Negli ultimi anni stiamo prendendo sempre più consapevolezza dell’impatto che ha la nostra specie sugli equilibri del pianeta. E di quanto persino le abitudini più innocenti possano rivelarsi dannose per l’ambiente e per la biosfera. Prendete il caffè. Una bevanda consumata da miliardi di persone ogni mattina, quasi tutti all’oscuro – probabilmente – del fatto che il suo principio attivo, la caffeina, è ormai tra i più diffusi inquinanti farmacologicamente attivi nelle acque di tutto il mondo. A ricordarlo è un recente articolo dell’esperta di comunicazione ambientale Kat Kerlin, della UC Davis, che fa il punto sulle più recenti ricerche dedicate alla soluzione del problema, e sui piccoli passi che possiamo fare tutti noi per limitare la nostra “impronta caffeinica” sul pianeta.

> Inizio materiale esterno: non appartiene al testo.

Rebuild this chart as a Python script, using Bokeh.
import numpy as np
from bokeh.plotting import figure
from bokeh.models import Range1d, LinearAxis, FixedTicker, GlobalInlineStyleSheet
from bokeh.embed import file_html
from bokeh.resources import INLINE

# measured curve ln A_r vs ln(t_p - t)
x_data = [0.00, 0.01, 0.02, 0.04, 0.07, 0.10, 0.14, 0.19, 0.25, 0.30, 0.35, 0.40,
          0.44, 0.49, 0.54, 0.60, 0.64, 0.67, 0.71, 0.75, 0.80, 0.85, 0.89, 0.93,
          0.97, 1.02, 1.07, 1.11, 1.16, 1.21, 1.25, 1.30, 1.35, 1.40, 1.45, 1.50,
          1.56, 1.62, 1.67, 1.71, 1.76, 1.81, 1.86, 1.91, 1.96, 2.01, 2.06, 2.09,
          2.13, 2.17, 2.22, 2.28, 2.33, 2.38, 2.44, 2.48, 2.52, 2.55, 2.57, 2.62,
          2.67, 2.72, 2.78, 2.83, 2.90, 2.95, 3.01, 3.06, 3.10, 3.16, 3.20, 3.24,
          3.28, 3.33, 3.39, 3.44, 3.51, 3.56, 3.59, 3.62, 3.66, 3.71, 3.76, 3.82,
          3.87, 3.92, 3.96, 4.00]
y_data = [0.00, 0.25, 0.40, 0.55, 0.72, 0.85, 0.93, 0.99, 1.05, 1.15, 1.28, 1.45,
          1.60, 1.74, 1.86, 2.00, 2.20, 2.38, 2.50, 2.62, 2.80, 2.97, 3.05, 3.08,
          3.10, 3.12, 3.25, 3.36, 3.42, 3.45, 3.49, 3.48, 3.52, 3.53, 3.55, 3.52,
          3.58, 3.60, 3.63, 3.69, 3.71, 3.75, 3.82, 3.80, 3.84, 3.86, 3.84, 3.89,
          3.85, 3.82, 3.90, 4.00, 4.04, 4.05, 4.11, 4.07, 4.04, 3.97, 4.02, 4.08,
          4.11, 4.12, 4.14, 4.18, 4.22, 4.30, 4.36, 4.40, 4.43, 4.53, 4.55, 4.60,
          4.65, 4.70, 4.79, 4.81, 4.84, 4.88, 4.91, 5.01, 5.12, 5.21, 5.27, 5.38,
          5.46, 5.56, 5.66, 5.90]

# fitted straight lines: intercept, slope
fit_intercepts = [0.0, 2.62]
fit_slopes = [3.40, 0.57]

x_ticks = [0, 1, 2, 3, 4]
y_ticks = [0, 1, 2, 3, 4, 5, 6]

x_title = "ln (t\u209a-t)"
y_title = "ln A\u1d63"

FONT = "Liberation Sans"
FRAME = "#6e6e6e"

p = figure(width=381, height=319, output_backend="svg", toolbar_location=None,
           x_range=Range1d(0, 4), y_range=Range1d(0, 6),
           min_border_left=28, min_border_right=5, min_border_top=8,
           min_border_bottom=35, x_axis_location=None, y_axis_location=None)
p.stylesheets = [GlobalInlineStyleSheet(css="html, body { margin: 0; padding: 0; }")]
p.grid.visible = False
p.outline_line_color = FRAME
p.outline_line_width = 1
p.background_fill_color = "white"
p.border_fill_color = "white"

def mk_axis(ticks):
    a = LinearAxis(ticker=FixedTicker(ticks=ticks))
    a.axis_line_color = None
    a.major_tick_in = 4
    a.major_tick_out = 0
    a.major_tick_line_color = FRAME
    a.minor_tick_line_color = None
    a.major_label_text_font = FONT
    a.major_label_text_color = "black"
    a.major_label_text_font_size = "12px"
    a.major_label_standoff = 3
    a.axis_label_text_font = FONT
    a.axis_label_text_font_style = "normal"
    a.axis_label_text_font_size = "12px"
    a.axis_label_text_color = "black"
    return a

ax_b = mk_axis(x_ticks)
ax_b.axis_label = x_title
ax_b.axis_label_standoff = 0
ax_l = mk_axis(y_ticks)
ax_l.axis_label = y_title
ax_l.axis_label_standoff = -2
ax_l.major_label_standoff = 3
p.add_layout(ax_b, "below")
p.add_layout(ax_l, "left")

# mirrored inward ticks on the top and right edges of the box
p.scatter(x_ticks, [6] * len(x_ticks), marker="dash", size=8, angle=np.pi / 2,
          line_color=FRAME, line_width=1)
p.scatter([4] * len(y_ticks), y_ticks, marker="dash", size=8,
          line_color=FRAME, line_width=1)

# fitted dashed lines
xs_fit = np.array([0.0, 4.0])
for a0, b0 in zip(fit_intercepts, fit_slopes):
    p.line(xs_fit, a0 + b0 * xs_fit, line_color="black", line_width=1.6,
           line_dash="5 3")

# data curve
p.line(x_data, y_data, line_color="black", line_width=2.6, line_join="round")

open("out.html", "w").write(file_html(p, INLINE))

A rendere preoccupante la presenza sempre più massiccia di caffeina nell’ambiente è la sua attività psicoattiva. In quanto stimolante, può essere pericolosa in quantità elevate per bambini e persone fragili. E negli animali, soprattutto negli ambienti acquatici dove tende a concentrarsi, può produrre un vasto numero di effetti nocivi: in laboratorio è stato dimostrato infatti che induce stress ossidativo, effetti neurotossici, modifica il metabolismo e le riserve energetiche, influisce sui meccanismi riproduttivi e sullo sviluppo, e può in alcuni casi arrivare a risultare letale.
Giornata nazionale di prevenzione dello spreco alimentare
Le palline di caffè che sostituiscono le capsule e diventano humus
di Dario D’Elia
Normalmente, i sistemi di depurazione delle acque reflue sono abbastanza efficienti nello smaltimento della caffeina, arrivando a eliminarne una percentuale compresa tra il 60 e il 100%. Ma visto il volume di consumo globale, anche le piccole quantità residue dopo i processi di depurazione contribuiscono in modo importante al suo accumulo nell’ambiente, facilitato dal fatto che la sostanza impiega molto tempo per degradarsi. Non va dimenticato inoltre che è una sostanza utilizzatissima anche come medicinale, e che quindi lo smaltimento dei residui industriali è un’altra fonte importante di contaminazione ambientale.
Se i potenziali rischi sono quindi chiari, cosa si può fare sul piano della prevenzione? L’articolo di Kerlin porta ad esempio le ricerche che si svolgono attualmente nei laboratori della UC Davis, dove si studia come modificare geneticamente alcuni ceppi di batteri naturalmente in grado di crescere in ambienti ricchi di caffeina, e di degradarla, in modo da aumentare la loro efficacia. Un lavoro ancora nelle fasi iniziali, ma che in futuro potrebbe fornire un metodo sicuro per minimizzare l’impatto ambientale dei rifiuti legati alla produzione del caffè. “Quando li avremo caratterizzati con maggiore precisione, questi batteri potranno essere utilizzati come sensori per identificare l’inquinamento da caffeina”, spiega Gabriel Subuyuj, un giovane ricercatore che lavora al progetto. “Potrebbero essere utilizzati in qualche modo come probiotici, che decaffeinizzano i rifiuti di caffè mentre se ne nutrono”.
Venendo ai cambiamenti nei nostri comportamenti che potrebbero aiutare a ridurre l’afflusso di caffeina nell’ambiente, una possibilità sarebbe ovviamente quella di ridurre la quantità di caffè, o bevande energetiche alla caffeina, che consumiamo quotidianamente. Una scelta certamente risolutiva, ma probabilmente difficile da digerire per moltissime persone che fanno affidamento su tè e caffè per trovare le energie con cui iniziare la giornata. Un’altra possibilità, meno impegnativa, è quella di cambiare il metodo con cui smaltiamo la polvere di caffè esausta che rimane nella caffettiera, cercando di farne finire la minor quantità possibile nel rubinetto – da cui raggiunge le fognature e può farsi strada verso mari, laghi e fiumi – e stando quindi attenti a conferirla nella pattumiera o in un contenitore per il compostaggio. Ultimo consiglio, è quello di preparare solo la quantità di bevande alla caffeina che contiamo di consumare realmente, perché tè e caffè in eccesso svuotati nei lavandini contribuiscono in modo importante all’accumulo di caffeina nell’ambiente.